Britton carries seasonal beers, but cautions, "Once they're gone, they're gone."

Britton's small brewery inside Exit 6 consists of three containers: a hot liquor tank, a mash tun and a boil kettle. On average, it takes about a month for the beer to go from the tanks to a customer's glass, Britton said. He can turn around one of his three flagship beers, vanilla creme ale, in two weeks. His other two flagship beers are Ryane's Red, named after his daughter, and his own India Pale Ale, or IPA. Britton said he always has on tap at least five of the beers he brews.

"Hands down my biggest seller is vanilla creme ale," Britton said. "People around here like lighter beers. It's sweet and has a nice vanilla character to it. It's my entry-level craft beer. Hardcore beer nerds are digging on the vanilla creme. Why do people like IPA beers? Because they love hops. When you drink a nice IPA it's bitter, it's citrusy, it's florally, all at the same time. We make a great IPA."

It takes six beer distributors to fill Britton's orders for unique craft beers not easily found in chain restaurants or grocery stores. He has 23 taps and 50 selections of bottled beer, which changes frequently. Four oak casks next to the bar are full of beers Britton will age up to a year. He said he is not in the business of mass producing beer, and all of the beers he makes are his own recipes. In one cask is Britton's Russian Imperial Stout, which he said is very popular.

"He's got a lot of variety here," Matt Brown said. "He carries a lot of craft beer, which we're into. We generally try to have a diverse beer taste when we come up here. We live pretty close and my wife's friend told us about this place, and we'd been going downtown, about 40 minutes from where we live, to fulfill our craft beer needs."

Those wanting a challenge at Exit 6 must face the Ghost Face Killah, a beer made by Twisted Pine Brewing Company in Colorado. The beer is brewed with six different chili peppers, including the ghost pepper, which according to www.ghostchilipeppers.com is ranked by the Guinness Book of World Records as the world's hottest pepper.

The challenge is to see how fast someone can drink three of the beers. Britton holds the record at 27.5 seconds. There are three rules to the challenge: drink all three beers, don't throw up, and if you do throw up, you have to clean it up.
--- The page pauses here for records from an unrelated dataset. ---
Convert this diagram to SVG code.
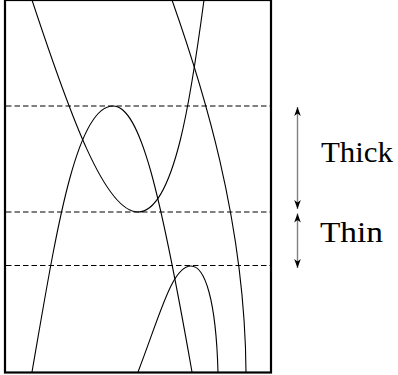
<svg xmlns="http://www.w3.org/2000/svg" width="398" height="375" viewBox="0 0 398 375">
  <style>
    .frame { fill: none; stroke: #000; stroke-width: 2.2; }
    .level { fill: none; stroke: #000; stroke-width: 1; stroke-dasharray: 5.5 3; }
    .curve { fill: none; stroke: #000; stroke-width: 1.1; }
    .dim { fill: none; stroke: #808080; stroke-width: 1.4; marker-start: url(#head); marker-end: url(#head); }
    .label { font-family: "Liberation Serif", "Times New Roman", serif; font-size: 29px; fill: #000; }
  </style>
  <defs>
    <marker id="head" viewBox="-10 -4 11 8" refX="0" refY="0" markerWidth="11" markerHeight="8" markerUnits="userSpaceOnUse" orient="auto-start-reverse">
      <path d="M0,0 L-9,-3.3 L-6.5,0 L-9,3.3 Z" fill="#000"/>
    </marker>
  </defs>
  <g id="frame">
    <rect class="frame" x="5" y="0" width="266" height="372.5"/>
  </g>
  <g id="levels">
    <line class="level" x1="6" y1="106" x2="270" y2="106"/>
    <line class="level" x1="6" y1="212" x2="270" y2="212"/>
    <line class="level" x1="6" y1="265.5" x2="270" y2="265.5"/>
  </g>
  <g id="curves">
    <path id="curveA" class="curve" d="M32,0 C70,115 105,212 138,212 C175,212 192,90 204,0"/>
    <path id="curveB" class="curve" d="M32,372 C55,240 75,106 113,106 C140,106 160,190 192,372"/>
    <path id="curveC" class="curve" d="M172,0 C202,85 245,220 246,372"/>
    <path id="curveD" class="curve" d="M138,372 C160,315 172,266 191,266 C205,266 216,300 218,372"/>
  </g>
  <g id="connectors">
    <line class="dim" x1="297.5" y1="107" x2="297.5" y2="209"/>
    <line class="dim" x1="297.5" y1="213.5" x2="297.5" y2="268"/>
  </g>
  <g id="thick">
    <text class="label" x="321" y="162" textLength="72" lengthAdjust="spacingAndGlyphs">Thick</text>
  </g>
  <g id="thin">
    <text class="label" x="320" y="242" textLength="63" lengthAdjust="spacingAndGlyphs">Thin</text>
  </g>
</svg>
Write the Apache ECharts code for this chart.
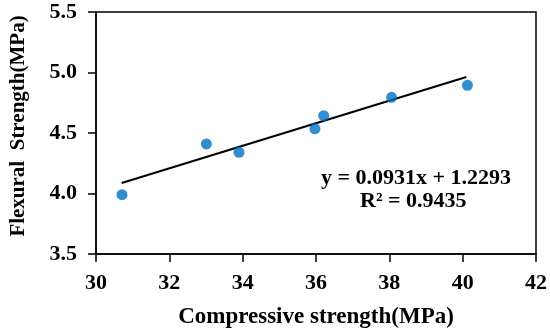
<!DOCTYPE html>
<html><head><meta charset="utf-8">
<script src="https://cdn.jsdelivr.net/npm/echarts@6/dist/echarts.min.js"></script>
<style>html,body{margin:0;padding:0;background:#fff}#c{width:550px;height:333px}</style>
</head><body><div id="c"></div>
<script>
var compressive = [30.71, 33.01, 33.9, 35.97, 36.21, 38.06, 40.13];
var flexural = [3.99, 4.41, 4.34, 4.535, 4.643, 4.795, 4.894];
var trendX = [30.7, 40.1];
var trendY = [4.087, 4.963];
var xTicks = [30, 32, 34, 36, 38, 40, 42];
var yTicks = [3.5, 4.0, 4.5, 5.0, 5.5];
var xTitle = 'Compressive strength(MPa)';
var yTitle = 'Flexural  Strength(MPa)';
var eqText = 'y = 0.0931x + 1.2293';
var r2Text = 'R² = 0.9435';

var font = 'Liberation Serif';
var chart = echarts.init(document.getElementById('c'), null, {renderer: 'canvas'});
chart.setOption({
  animation: false,
  grid: {left: 96, top: 12, right: 14, bottom: 79, show: true, borderColor: '#000', borderWidth: 1.5,
    containLabel: false, outerBoundsMode: 'none'},
  xAxis: {
    type: 'value', min: xTicks[0], max: xTicks[xTicks.length - 1], interval: 2,
    axisLine: {show: true, onZero: false, lineStyle: {color: '#000', width: 1.5}},
    axisTick: {show: true, length: 8, lineStyle: {color: '#000', width: 1.5}},
    splitLine: {show: false},
    axisLabel: {color: '#000', fontFamily: font, fontWeight: 'bold', fontSize: 22, margin: 18},
    name: xTitle, nameLocation: 'middle', nameGap: 52,
    nameTextStyle: {color: '#000', fontFamily: font, fontWeight: 'bold', fontSize: 23}
  },
  yAxis: {
    type: 'value', min: yTicks[0], max: yTicks[yTicks.length - 1], interval: 0.5,
    axisLine: {show: true, onZero: false, lineStyle: {color: '#000', width: 1.5}},
    axisTick: {show: true, length: 8, lineStyle: {color: '#000', width: 1.5}},
    splitLine: {show: false},
    axisLabel: {color: '#000', fontFamily: font, fontWeight: 'bold', fontSize: 22, margin: 19,
      formatter: function (v) { return v.toFixed(1); }}
  },
  series: [
    {type: 'line', data: trendX.map(function (x, i) { return [x, trendY[i]]; }),
      symbol: 'none', lineStyle: {color: '#000', width: 2.2}, z: 2},
    {type: 'scatter', data: compressive.map(function (x, i) { return [x, flexural[i]]; }),
      symbolSize: 11, itemStyle: {color: '#0072c6'}, z: 3}
  ],
  graphic: [
    {type: 'text', x: 19, y: 126, rotation: Math.PI / 2,
      style: {text: yTitle, fill: '#000', font: 'bold 21px "Liberation Serif"', align: 'center', verticalAlign: 'middle'}},
    {type: 'text', left: 321, top: 167, style: {text: eqText, fill: '#000', font: 'bold 22px "Liberation Serif"'}},
    {type: 'text', left: 360, top: 190, style: {text: r2Text, fill: '#000', font: 'bold 22px "Liberation Serif"'}}
  ]
});
</script></body></html>
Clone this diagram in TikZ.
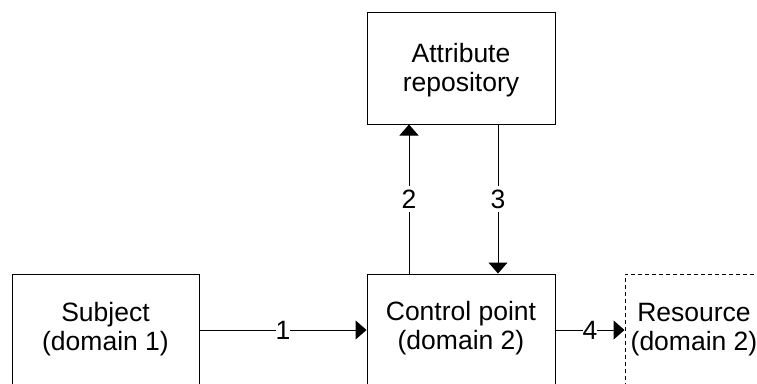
\documentclass[tikz,border=0pt]{standalone}
\usepackage{fontspec}
\setmainfont{Liberation Sans}
\usetikzlibrary{arrows.meta,calc}

\tikzset{
  box/.style={draw, line width=1pt, minimum width=188pt, minimum height=112pt, inner sep=0pt},
  dashbox/.style={box, dashed, dash pattern=on 4pt off 3pt},
  txt/.style={anchor=base, inner sep=0pt, font=\fontsize{26.5}{29}\selectfont},
  flow/.style={line width=1pt, -{Triangle[length=11pt,width=19pt]}},
  lbl/.style={fill=white, inner xsep=0pt, inner ysep=4pt, font=\fontsize{26.5}{29}\selectfont}
}

\newcommand{\twolines}[2]{\begin{tabular}[t]{@{}c@{}}#1\\#2\end{tabular}}

\begin{document}
\begin{tikzpicture}[x=1pt, y=-1pt]
  \useasboundingbox (0,0) rectangle (757,383);
  \clip (0,0) rectangle (757,383);

  % boxes
  \node[box] (attr) at (461,68) {};
  \node[box, minimum width=187pt] (sub) at (105.5,330) {};
  \node[box] (ctrl) at (461,330) {};
  \node[dashbox, minimum width=138pt] (res) at (694,330) {};

  % box texts
  \node[txt] (attrtxt) at ($(attr.north)+(0,51)$) {\twolines{Attribute}{repository}};
  \node[txt] (subtxt) at ($(sub.north)+(0,48)$) {\twolines{Subject}{(domain 1)}};
  \node[txt] (ctrltxt) at ($(ctrl.north)+(0,47)$) {\twolines{Control point}{(domain 2)}};
  \node[txt] (restxt) at ($(res.north)+(0,48)$) {\twolines{Resource}{(domain 2)}};

  % columns of the vertical connectors
  \coordinate (up) at (409,0);
  \coordinate (down) at (498,0);

  % connectors
  \draw[flow] (sub.east) -- (ctrl.west) node[lbl, midway] {1};
  \draw[flow] (up |- ctrl.north) -- (up |- attr.south) node[lbl, midway] {2};
  \draw[flow] (down |- attr.south) -- (down |- ctrl.north) node[lbl, midway] {3};
  \draw[flow] (ctrl.east) -- (res.west) node[lbl, midway] {4};
\end{tikzpicture}
\end{document}
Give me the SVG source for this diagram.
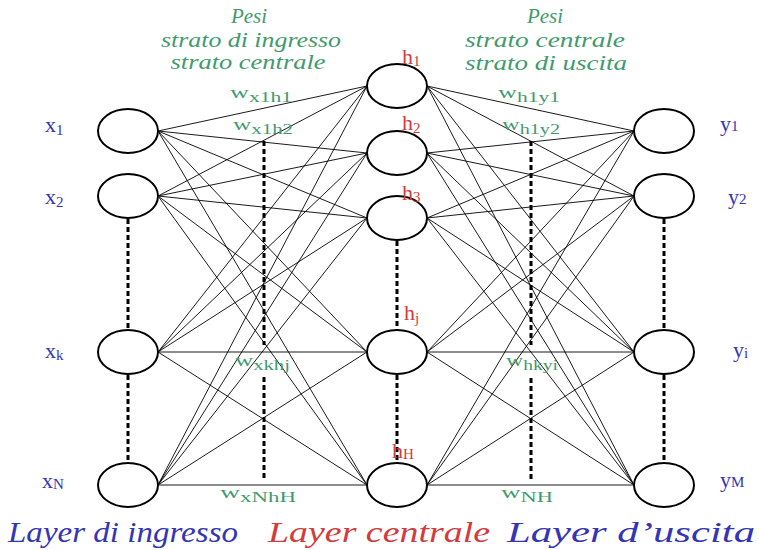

Britton said no one has completed the first part of the challenge without doing the second part.

"It's not for the weak of heart," he said. "It's hot as hell. It's uncomfortable to drink. Most people buy it as a novelty. It's the hottest thing you'll ever drink."

Tim Hayes helps Britton brew the beer. Britton started as a home brewer 17 years ago and said he still is trying to figure out if he's good at it. The 100 hours a week he works is a good indicator that his pub is busy and people like his beer. Britton said he hasn't had a full day off since February.

"Brewing is easy to do, but it's hard to do well," Britton said. "Anybody can make beer, but making it good is difficult. I've been drinking beer a long time and I know what it's supposed to taste like. If I hit those marks, I'm doing a good job. So far, so good."